Listed records.

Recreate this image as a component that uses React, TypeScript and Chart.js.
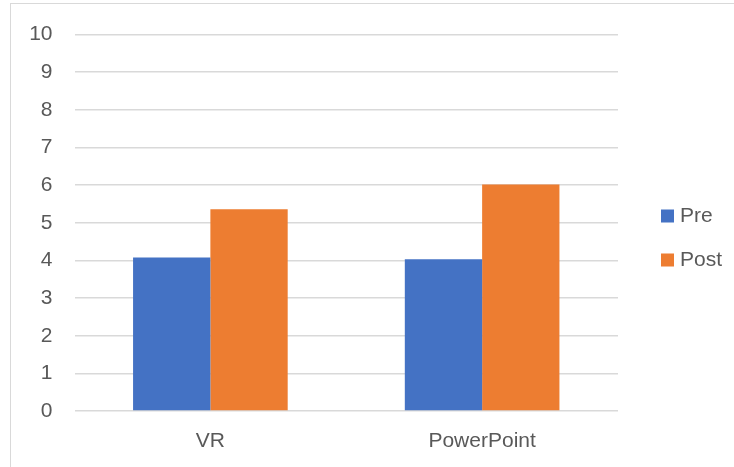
import React, { useEffect, useRef } from 'react';
import { Chart, registerables } from 'chart.js';

Chart.register(...registerables);

const categories = ['VR', 'PowerPoint'];
const seriesNames = ['Pre', 'Post'];
const preValues = [4.08, 4.03];
const postValues = [5.36, 6.02];
const yMin = 0;
const yMax = 10;
const yStep = 1;

const FONT = "'Liberation Sans', Arial, sans-serif";
const TEXT = '#595959';
const GRID = '#d9d9d9';
const COLORS = ['#4472C4', '#ED7D31'];

const sideLegend = {
  id: 'sideLegend',
  afterDraw(chart: any) {
    const ctx = chart.ctx;
    const boxX = 661;
    const textX = 680;
    const ys = [216, 260];
    chart.data.datasets.forEach((ds: any, i: number) => {
      ctx.save();
      ctx.fillStyle = ds.backgroundColor;
      ctx.fillRect(boxX, ys[i] - 6.5, 13, 13);
      ctx.fillStyle = TEXT;
      ctx.font = `21px ${FONT}`;
      ctx.textBaseline = 'middle';
      ctx.textAlign = 'left';
      ctx.fillText(ds.label, textX, ys[i] + 0.5);
      ctx.restore();
    });
  },
};

export default function App() {
  const ref = useRef<HTMLCanvasElement | null>(null);

  useEffect(() => {
    if (!ref.current) return;
    const chart = new Chart(ref.current, {
      type: 'bar',
      data: {
        labels: categories,
        datasets: [
          { label: seriesNames[0], data: preValues, backgroundColor: COLORS[0], borderWidth: 0 },
          { label: seriesNames[1], data: postValues, backgroundColor: COLORS[1], borderWidth: 0 },
        ],
      },
      options: {
        animation: false,
        responsive: true,
        maintainAspectRatio: false,
        layout: { padding: { left: 0, top: 33, right: 116, bottom: 0 } },
        datasets: { bar: { categoryPercentage: 0.569, barPercentage: 1 } },
        plugins: {
          legend: { display: false },
          tooltip: { enabled: false },
        },
        scales: {
          x: {
            grid: { display: false, drawTicks: false },
            border: { display: false },
            ticks: { color: TEXT, font: { family: FONT, size: 21 }, padding: 18 },
            afterFit: (s: any) => { s.height = 56; },
          },
          y: {
            min: yMin,
            max: yMax,
            grid: { color: GRID, lineWidth: 1.5, drawTicks: false },
            border: { display: false },
            ticks: { stepSize: yStep, color: TEXT, font: { family: FONT, size: 21 }, padding: 22 },
            afterFit: (s: any) => { s.width = 74.5; },
          },
        },
      },
      plugins: [sideLegend],
    });
    return () => chart.destroy();
  }, []);

  return (
    <>
      <div
        style={{
          position: 'fixed',
          left: 10,
          top: 3,
          width: 724,
          height: 464,
          borderLeft: `1px solid ${GRID}`,
          borderTop: `1px solid ${GRID}`,
          boxSizing: 'border-box',
        }}
      />
      <div style={{ position: 'fixed', left: 0, top: 0, width: 734, height: 467 }}>
        <canvas ref={ref} />
      </div>
    </>
  );
}
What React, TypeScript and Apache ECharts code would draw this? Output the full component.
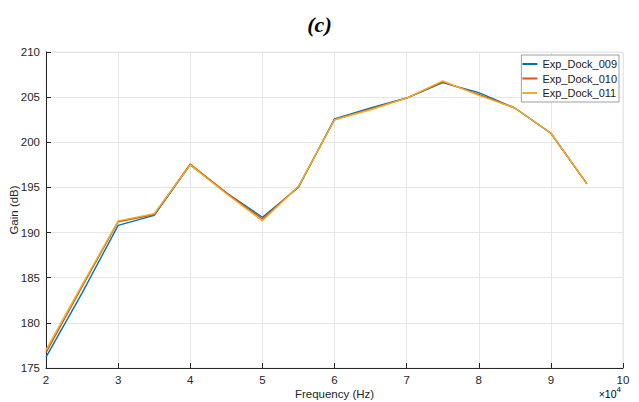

Set exercise. Leave the pictures out and print the records above exactly as they stand.

Correct response.
Recreate this image as a component that uses React, TypeScript and Chart.js.
import React, { useEffect, useRef } from 'react';
import { Chart, registerables } from 'chart.js';

Chart.register(...registerables);

const categories = ['VR', 'PowerPoint'];
const seriesNames = ['Pre', 'Post'];
const preValues = [4.08, 4.03];
const postValues = [5.36, 6.02];
const yMin = 0;
const yMax = 10;
const yStep = 1;

const FONT = "'Liberation Sans', Arial, sans-serif";
const TEXT = '#595959';
const GRID = '#d9d9d9';
const COLORS = ['#4472C4', '#ED7D31'];

const sideLegend = {
  id: 'sideLegend',
  afterDraw(chart: any) {
    const ctx = chart.ctx;
    const boxX = 661;
    const textX = 680;
    const ys = [216, 260];
    chart.data.datasets.forEach((ds: any, i: number) => {
      ctx.save();
      ctx.fillStyle = ds.backgroundColor;
      ctx.fillRect(boxX, ys[i] - 6.5, 13, 13);
      ctx.fillStyle = TEXT;
      ctx.font = `21px ${FONT}`;
      ctx.textBaseline = 'middle';
      ctx.textAlign = 'left';
      ctx.fillText(ds.label, textX, ys[i] + 0.5);
      ctx.restore();
    });
  },
};

export default function App() {
  const ref = useRef<HTMLCanvasElement | null>(null);

  useEffect(() => {
    if (!ref.current) return;
    const chart = new Chart(ref.current, {
      type: 'bar',
      data: {
        labels: categories,
        datasets: [
          { label: seriesNames[0], data: preValues, backgroundColor: COLORS[0], borderWidth: 0 },
          { label: seriesNames[1], data: postValues, backgroundColor: COLORS[1], borderWidth: 0 },
        ],
      },
      options: {
        animation: false,
        responsive: true,
        maintainAspectRatio: false,
        layout: { padding: { left: 0, top: 33, right: 116, bottom: 0 } },
        datasets: { bar: { categoryPercentage: 0.569, barPercentage: 1 } },
        plugins: {
          legend: { display: false },
          tooltip: { enabled: false },
        },
        scales: {
          x: {
            grid: { display: false, drawTicks: false },
            border: { display: false },
            ticks: { color: TEXT, font: { family: FONT, size: 21 }, padding: 18 },
            afterFit: (s: any) => { s.height = 56; },
          },
          y: {
            min: yMin,
            max: yMax,
            grid: { color: GRID, lineWidth: 1.5, drawTicks: false },
            border: { display: false },
            ticks: { stepSize: yStep, color: TEXT, font: { family: FONT, size: 21 }, padding: 22 },
            afterFit: (s: any) => { s.width = 74.5; },
          },
        },
      },
      plugins: [sideLegend],
    });
    return () => chart.destroy();
  }, []);

  return (
    <>
      <div
        style={{
          position: 'fixed',
          left: 10,
          top: 3,
          width: 724,
          height: 464,
          borderLeft: `1px solid ${GRID}`,
          borderTop: `1px solid ${GRID}`,
          boxSizing: 'border-box',
        }}
      />
      <div style={{ position: 'fixed', left: 0, top: 0, width: 734, height: 467 }}>
        <canvas ref={ref} />
      </div>
    </>
  );
}
What React, TypeScript and Apache ECharts code would draw this? Output the full component.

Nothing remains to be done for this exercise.